*Work instructions*: Reproduce exactly the lines from the one containing "Reproduce this chart with matplotlib." through the end of the listing, minus the pictures.

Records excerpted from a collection
▼
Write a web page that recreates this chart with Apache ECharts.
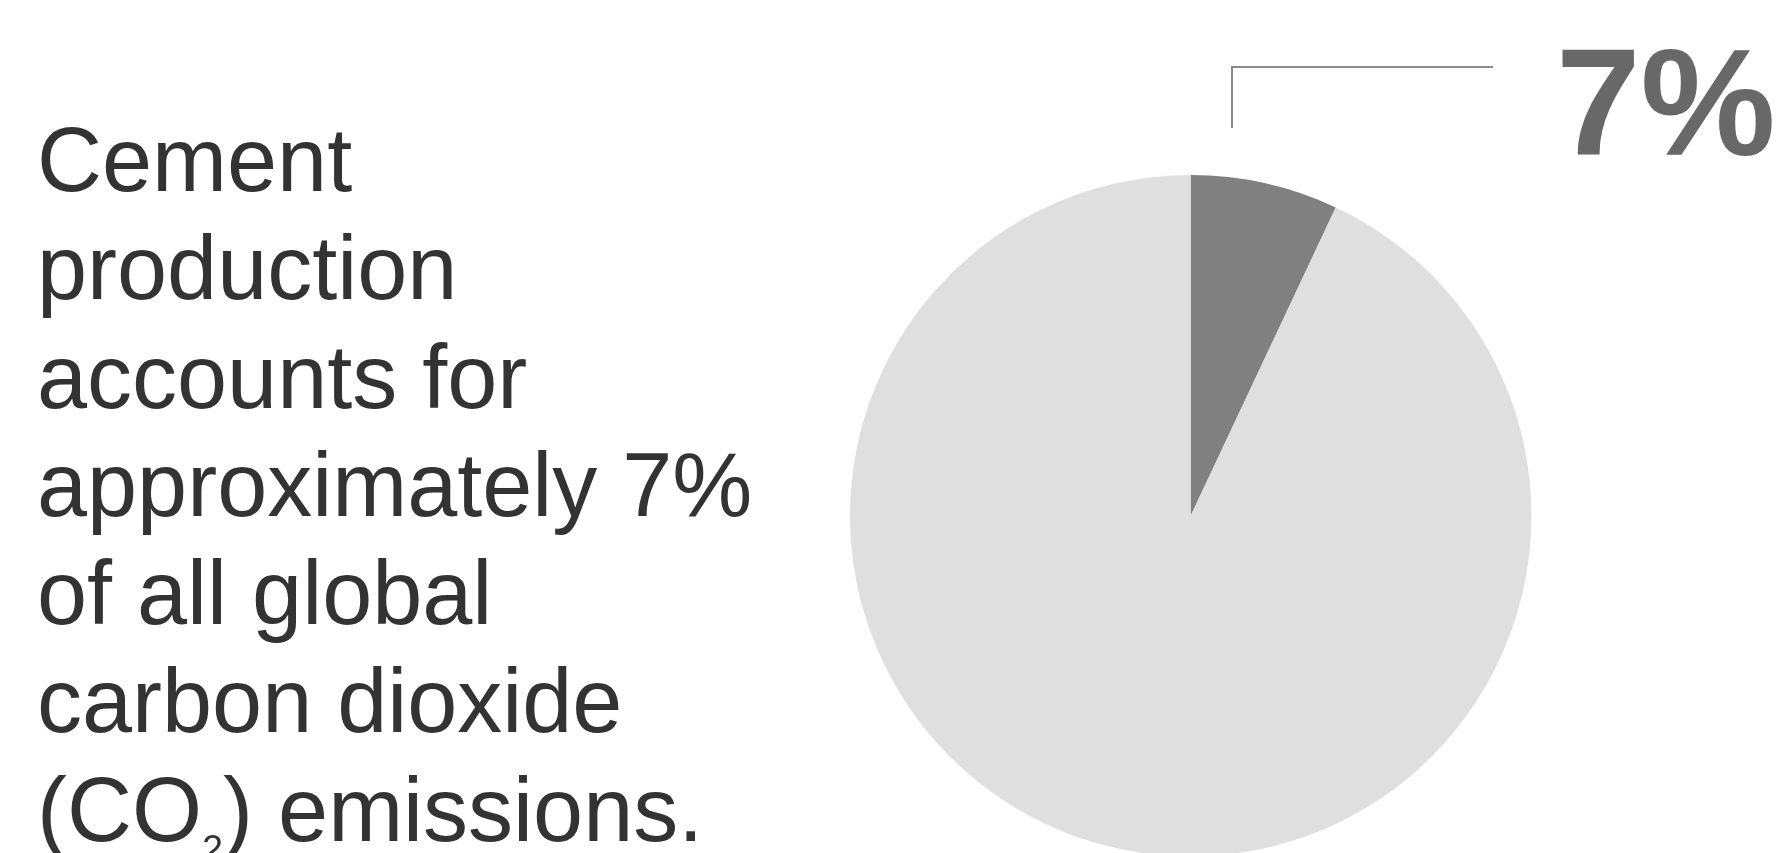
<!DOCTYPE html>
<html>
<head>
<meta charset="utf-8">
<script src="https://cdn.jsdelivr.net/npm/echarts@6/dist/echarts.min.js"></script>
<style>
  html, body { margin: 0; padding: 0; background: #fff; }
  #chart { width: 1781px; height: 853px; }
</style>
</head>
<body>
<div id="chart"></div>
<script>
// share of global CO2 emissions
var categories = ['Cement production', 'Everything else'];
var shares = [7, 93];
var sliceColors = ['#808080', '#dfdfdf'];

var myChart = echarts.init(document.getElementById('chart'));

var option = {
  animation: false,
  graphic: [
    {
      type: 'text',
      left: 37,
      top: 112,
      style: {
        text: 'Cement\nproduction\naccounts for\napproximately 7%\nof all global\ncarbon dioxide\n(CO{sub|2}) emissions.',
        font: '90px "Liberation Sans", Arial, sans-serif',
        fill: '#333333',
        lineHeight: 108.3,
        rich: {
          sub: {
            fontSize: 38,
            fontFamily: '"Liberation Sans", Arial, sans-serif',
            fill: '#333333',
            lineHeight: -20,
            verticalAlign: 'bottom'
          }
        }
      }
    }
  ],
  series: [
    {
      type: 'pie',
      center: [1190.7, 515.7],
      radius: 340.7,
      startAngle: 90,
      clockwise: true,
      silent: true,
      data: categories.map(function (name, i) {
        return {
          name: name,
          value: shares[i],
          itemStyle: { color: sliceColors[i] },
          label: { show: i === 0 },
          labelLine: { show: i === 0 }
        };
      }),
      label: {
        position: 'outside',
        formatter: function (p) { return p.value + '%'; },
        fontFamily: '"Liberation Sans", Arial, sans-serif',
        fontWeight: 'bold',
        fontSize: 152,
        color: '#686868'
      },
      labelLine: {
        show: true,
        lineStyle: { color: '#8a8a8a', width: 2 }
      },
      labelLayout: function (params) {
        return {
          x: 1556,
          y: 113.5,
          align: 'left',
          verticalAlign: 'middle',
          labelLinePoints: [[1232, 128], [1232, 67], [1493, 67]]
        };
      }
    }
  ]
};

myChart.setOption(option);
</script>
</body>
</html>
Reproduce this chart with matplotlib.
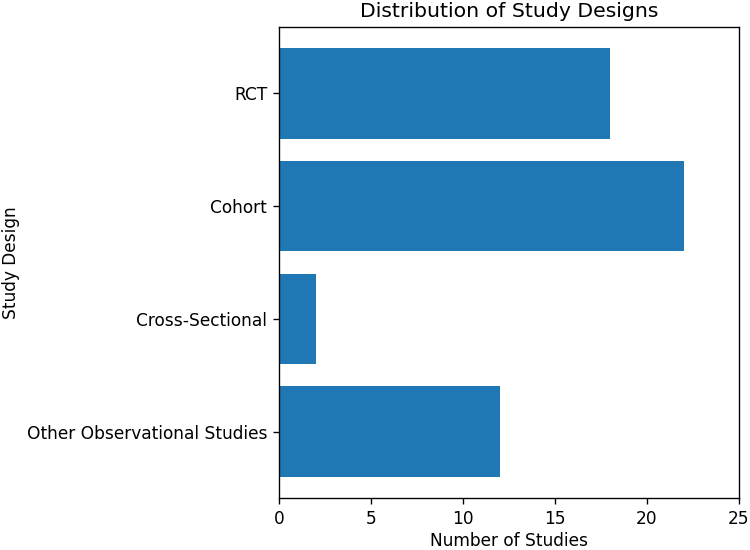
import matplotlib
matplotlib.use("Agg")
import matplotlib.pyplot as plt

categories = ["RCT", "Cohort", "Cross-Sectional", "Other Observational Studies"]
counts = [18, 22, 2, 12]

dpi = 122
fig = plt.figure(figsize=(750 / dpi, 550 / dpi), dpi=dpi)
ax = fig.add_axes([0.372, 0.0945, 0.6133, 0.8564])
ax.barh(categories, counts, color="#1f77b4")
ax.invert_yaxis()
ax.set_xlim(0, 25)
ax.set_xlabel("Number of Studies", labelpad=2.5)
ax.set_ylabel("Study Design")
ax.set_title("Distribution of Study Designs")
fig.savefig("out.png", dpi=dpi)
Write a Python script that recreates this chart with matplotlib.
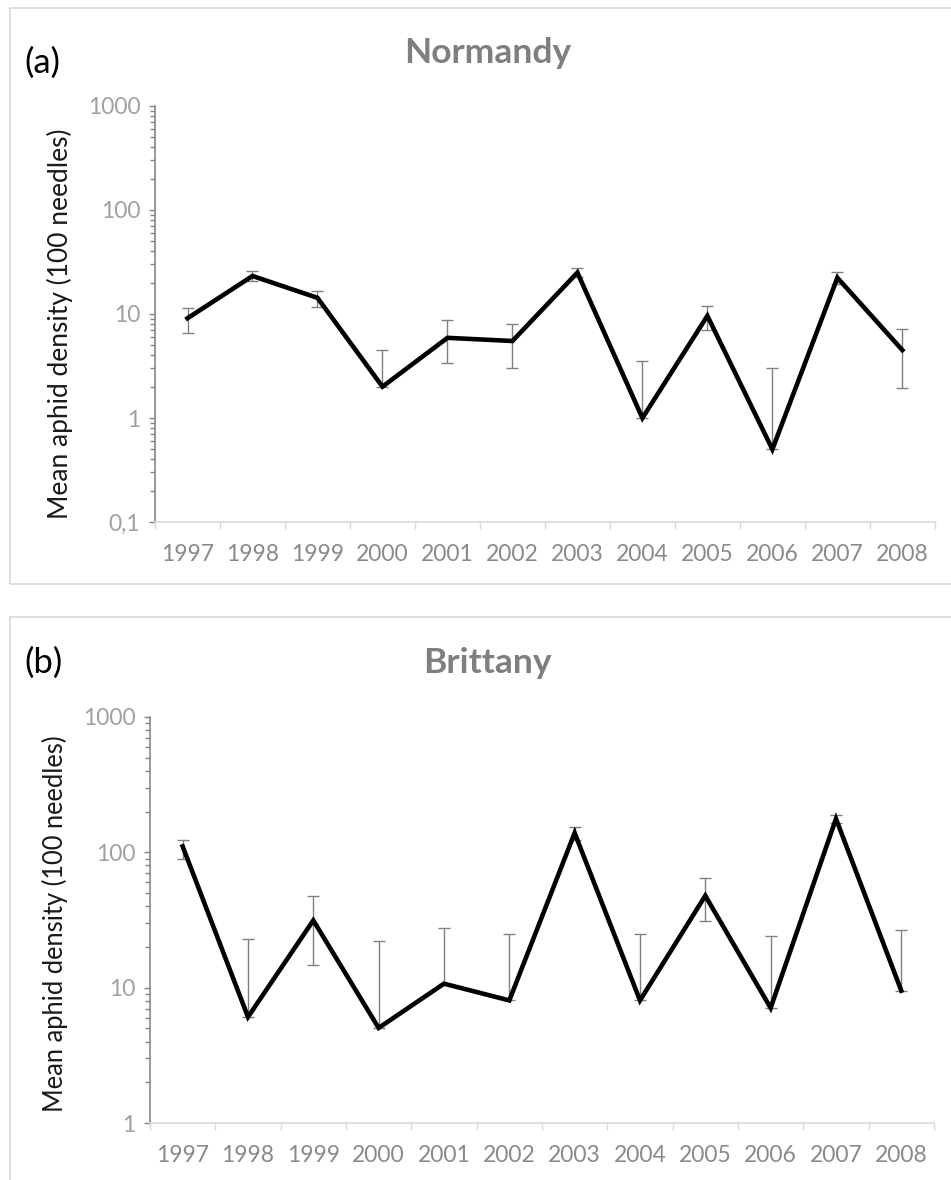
▲
*Response*:
Reproduce this chart with matplotlib.
import matplotlib
matplotlib.use("Agg")
import matplotlib.pyplot as plt

categories = ["RCT", "Cohort", "Cross-Sectional", "Other Observational Studies"]
counts = [18, 22, 2, 12]

dpi = 122
fig = plt.figure(figsize=(750 / dpi, 550 / dpi), dpi=dpi)
ax = fig.add_axes([0.372, 0.0945, 0.6133, 0.8564])
ax.barh(categories, counts, color="#1f77b4")
ax.invert_yaxis()
ax.set_xlim(0, 25)
ax.set_xlabel("Number of Studies", labelpad=2.5)
ax.set_ylabel("Study Design")
ax.set_title("Distribution of Study Designs")
fig.savefig("out.png", dpi=dpi)
Write a Python script that recreates this chart with matplotlib.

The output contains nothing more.